EXERCISE REQUIREMENTS — Extract only the first line of the listing and every line after it up to and including the one with "plt.rcParams['font.family'] = ['Liberation". Omit the pictures.

DATA IN THIS EXERCISE —

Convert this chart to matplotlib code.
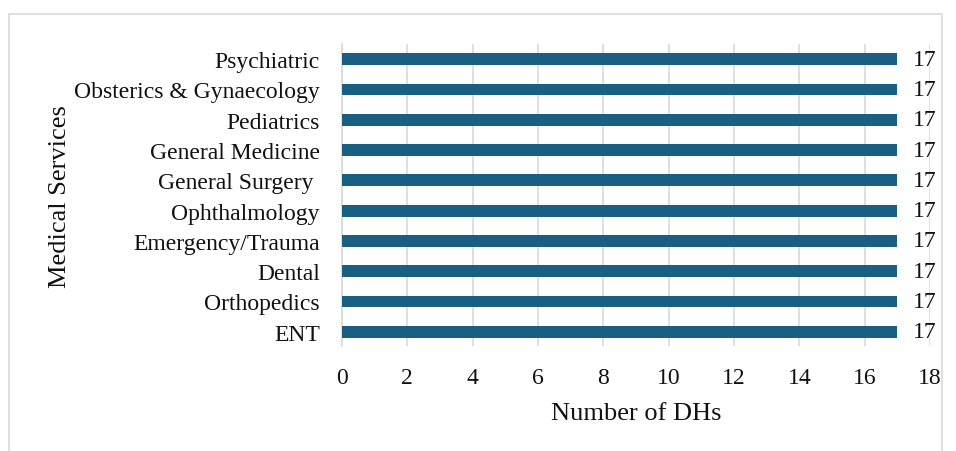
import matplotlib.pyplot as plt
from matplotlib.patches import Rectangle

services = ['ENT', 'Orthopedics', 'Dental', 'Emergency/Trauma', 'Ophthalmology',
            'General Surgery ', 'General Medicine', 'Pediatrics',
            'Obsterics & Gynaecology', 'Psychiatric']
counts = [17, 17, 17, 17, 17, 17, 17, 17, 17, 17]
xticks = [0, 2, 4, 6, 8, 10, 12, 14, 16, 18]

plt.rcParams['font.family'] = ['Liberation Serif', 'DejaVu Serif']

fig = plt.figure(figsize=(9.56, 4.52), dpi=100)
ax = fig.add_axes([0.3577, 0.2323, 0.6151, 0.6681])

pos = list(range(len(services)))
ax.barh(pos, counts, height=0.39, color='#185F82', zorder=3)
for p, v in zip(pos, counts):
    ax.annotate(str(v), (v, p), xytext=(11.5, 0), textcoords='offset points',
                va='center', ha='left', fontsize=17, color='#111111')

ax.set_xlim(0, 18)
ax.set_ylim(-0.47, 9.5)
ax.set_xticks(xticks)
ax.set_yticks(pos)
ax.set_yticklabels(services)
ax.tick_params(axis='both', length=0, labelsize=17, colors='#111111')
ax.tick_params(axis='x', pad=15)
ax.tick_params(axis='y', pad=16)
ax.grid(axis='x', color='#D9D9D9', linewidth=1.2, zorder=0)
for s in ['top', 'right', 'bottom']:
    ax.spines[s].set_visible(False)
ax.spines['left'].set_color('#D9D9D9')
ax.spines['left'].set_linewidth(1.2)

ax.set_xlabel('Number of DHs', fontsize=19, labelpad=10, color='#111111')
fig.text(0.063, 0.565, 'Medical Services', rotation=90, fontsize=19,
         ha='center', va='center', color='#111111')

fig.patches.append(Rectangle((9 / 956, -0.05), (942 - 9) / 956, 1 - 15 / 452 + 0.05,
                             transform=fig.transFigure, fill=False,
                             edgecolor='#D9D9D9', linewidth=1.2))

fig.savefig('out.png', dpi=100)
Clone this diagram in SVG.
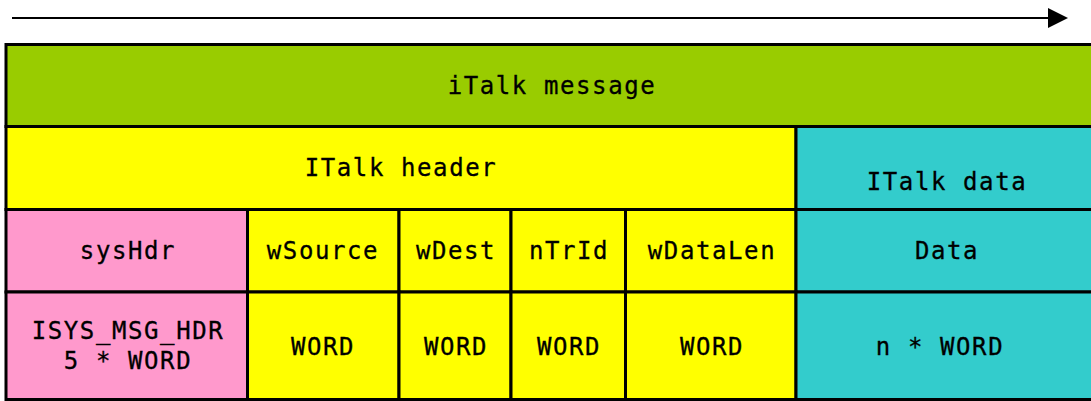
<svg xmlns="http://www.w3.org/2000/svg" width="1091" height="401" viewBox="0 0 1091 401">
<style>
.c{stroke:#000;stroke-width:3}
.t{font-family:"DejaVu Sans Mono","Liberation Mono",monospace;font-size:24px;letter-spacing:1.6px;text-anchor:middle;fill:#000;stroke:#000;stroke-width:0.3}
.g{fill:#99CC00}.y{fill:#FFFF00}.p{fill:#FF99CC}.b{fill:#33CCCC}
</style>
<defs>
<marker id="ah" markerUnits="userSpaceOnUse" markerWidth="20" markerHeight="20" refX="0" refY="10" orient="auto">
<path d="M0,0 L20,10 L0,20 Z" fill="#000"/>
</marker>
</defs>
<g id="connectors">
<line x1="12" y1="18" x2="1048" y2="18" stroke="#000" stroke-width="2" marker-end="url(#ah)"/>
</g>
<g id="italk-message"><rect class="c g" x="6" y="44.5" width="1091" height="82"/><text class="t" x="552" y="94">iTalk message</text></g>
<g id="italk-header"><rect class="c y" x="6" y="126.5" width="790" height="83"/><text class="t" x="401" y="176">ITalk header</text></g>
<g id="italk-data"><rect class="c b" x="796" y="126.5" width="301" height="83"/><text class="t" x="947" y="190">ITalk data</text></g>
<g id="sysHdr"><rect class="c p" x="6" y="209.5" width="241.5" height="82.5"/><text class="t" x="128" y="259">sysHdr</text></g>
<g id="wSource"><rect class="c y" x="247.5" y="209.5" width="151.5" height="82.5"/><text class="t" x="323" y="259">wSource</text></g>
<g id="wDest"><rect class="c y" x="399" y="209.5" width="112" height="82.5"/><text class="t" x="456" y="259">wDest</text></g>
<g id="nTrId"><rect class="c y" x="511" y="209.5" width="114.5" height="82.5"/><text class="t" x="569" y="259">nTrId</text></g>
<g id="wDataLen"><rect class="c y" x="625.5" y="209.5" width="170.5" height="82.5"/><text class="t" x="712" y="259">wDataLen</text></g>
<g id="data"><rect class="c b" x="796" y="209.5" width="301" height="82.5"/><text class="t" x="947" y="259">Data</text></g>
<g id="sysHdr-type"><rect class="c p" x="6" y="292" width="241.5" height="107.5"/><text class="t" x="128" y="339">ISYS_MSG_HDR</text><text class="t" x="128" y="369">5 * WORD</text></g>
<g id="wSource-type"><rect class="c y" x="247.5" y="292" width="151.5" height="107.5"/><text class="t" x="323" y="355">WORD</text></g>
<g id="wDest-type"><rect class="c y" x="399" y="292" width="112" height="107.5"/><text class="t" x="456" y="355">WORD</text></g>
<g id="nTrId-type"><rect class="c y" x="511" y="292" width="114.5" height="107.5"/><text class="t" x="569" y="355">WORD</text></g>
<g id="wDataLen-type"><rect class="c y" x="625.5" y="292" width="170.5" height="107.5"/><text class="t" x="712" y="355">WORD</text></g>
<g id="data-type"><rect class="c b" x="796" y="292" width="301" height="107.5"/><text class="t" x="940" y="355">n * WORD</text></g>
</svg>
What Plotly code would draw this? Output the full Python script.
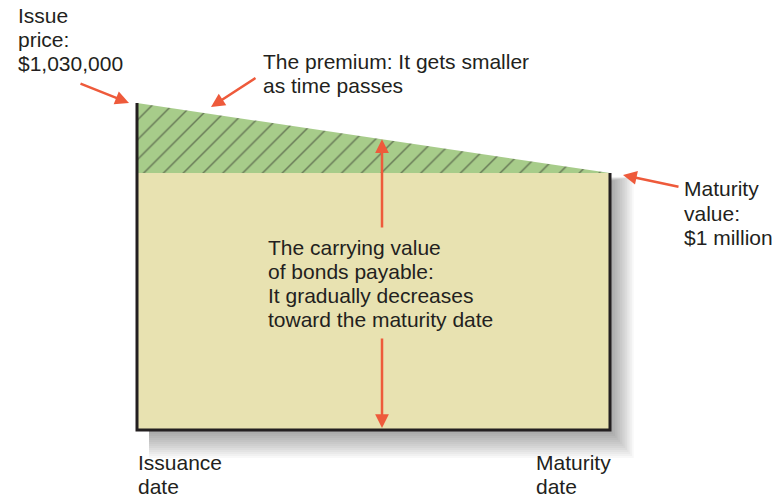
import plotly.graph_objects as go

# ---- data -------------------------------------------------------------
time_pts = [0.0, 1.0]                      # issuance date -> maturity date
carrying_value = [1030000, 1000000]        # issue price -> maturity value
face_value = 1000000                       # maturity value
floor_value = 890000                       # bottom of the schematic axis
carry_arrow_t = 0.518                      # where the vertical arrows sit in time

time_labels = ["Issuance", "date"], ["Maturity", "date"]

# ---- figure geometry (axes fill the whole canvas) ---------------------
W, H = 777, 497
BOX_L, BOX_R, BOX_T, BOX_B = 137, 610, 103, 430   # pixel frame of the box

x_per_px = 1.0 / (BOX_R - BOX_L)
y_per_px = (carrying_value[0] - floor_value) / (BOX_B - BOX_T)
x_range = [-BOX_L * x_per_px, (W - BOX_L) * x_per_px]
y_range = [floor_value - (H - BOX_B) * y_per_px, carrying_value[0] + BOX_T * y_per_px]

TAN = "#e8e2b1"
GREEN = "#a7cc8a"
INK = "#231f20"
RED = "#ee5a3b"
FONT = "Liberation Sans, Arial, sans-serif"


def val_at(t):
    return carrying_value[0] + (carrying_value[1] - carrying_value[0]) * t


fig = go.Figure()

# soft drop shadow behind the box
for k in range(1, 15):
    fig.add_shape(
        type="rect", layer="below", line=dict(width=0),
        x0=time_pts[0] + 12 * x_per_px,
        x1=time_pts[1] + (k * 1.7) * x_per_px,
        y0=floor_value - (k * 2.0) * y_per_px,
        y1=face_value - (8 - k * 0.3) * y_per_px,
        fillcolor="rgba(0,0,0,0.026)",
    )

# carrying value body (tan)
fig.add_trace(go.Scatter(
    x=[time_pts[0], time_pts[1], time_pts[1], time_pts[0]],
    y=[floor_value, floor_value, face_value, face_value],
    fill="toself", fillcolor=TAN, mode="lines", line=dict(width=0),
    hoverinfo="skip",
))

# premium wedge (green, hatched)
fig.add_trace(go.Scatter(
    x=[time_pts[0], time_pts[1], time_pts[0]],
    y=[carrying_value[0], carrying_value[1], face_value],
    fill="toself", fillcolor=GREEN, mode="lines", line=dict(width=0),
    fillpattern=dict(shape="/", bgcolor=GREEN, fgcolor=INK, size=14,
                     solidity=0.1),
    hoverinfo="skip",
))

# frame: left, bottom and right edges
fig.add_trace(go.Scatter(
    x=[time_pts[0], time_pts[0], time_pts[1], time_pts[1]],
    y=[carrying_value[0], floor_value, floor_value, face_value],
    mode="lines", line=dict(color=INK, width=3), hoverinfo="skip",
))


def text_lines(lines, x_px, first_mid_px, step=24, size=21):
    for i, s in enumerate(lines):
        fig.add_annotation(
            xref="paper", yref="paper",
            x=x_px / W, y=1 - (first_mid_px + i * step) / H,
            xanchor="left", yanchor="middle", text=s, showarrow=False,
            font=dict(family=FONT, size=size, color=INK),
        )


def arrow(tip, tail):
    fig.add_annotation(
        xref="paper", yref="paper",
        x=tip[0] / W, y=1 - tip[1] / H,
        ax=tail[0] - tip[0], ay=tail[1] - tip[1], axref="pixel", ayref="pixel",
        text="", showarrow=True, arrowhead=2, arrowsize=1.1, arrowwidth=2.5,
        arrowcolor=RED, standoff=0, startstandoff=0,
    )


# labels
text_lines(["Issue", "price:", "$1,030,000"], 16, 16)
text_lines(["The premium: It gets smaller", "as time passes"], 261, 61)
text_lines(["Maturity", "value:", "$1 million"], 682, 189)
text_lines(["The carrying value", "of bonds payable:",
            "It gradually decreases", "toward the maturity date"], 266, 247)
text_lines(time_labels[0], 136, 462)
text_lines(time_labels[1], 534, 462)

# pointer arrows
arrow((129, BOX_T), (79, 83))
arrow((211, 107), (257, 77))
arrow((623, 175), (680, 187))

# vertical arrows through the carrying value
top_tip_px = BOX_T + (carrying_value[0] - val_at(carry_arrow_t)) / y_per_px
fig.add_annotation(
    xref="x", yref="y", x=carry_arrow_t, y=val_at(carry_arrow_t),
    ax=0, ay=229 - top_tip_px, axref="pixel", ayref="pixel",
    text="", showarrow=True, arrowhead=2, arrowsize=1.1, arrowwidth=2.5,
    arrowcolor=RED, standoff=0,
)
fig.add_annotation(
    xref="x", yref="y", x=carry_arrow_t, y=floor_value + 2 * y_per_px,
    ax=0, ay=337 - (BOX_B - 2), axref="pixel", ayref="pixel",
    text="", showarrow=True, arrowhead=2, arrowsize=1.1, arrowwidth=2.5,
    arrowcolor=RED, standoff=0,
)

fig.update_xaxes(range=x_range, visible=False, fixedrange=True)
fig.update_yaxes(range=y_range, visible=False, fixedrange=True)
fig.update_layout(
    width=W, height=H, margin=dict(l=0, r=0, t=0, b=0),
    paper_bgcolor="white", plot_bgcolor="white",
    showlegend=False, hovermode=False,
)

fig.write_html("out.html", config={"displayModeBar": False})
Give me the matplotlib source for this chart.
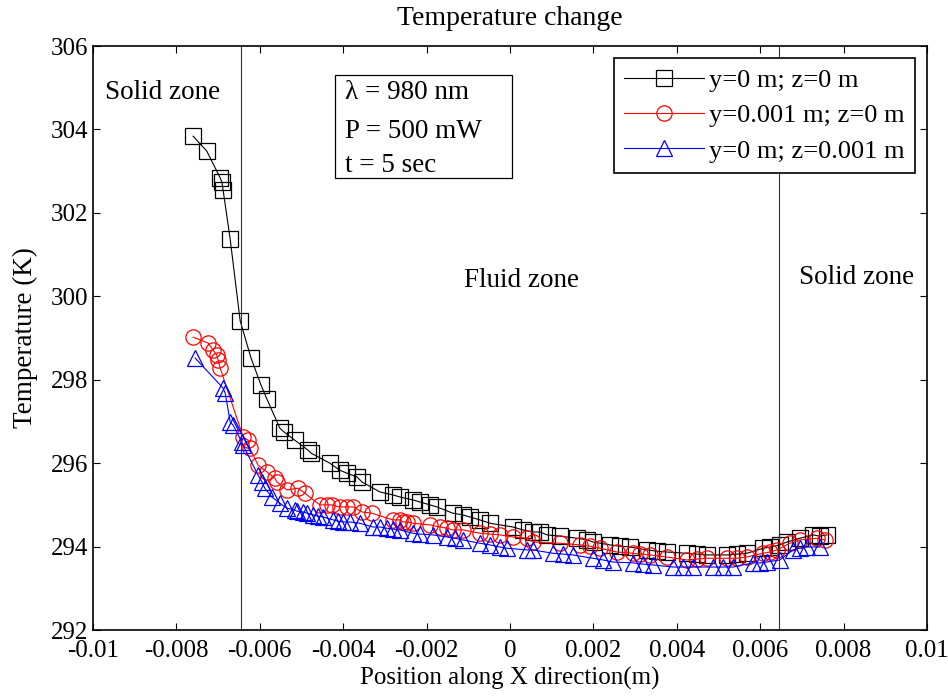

THE ANSWER —
Convert this chart to matplotlib code.
import matplotlib.pyplot as plt
from matplotlib.patches import Rectangle

services = ['ENT', 'Orthopedics', 'Dental', 'Emergency/Trauma', 'Ophthalmology',
            'General Surgery ', 'General Medicine', 'Pediatrics',
            'Obsterics & Gynaecology', 'Psychiatric']
counts = [17, 17, 17, 17, 17, 17, 17, 17, 17, 17]
xticks = [0, 2, 4, 6, 8, 10, 12, 14, 16, 18]

plt.rcParams['font.family'] = ['Liberation Serif', 'DejaVu Serif']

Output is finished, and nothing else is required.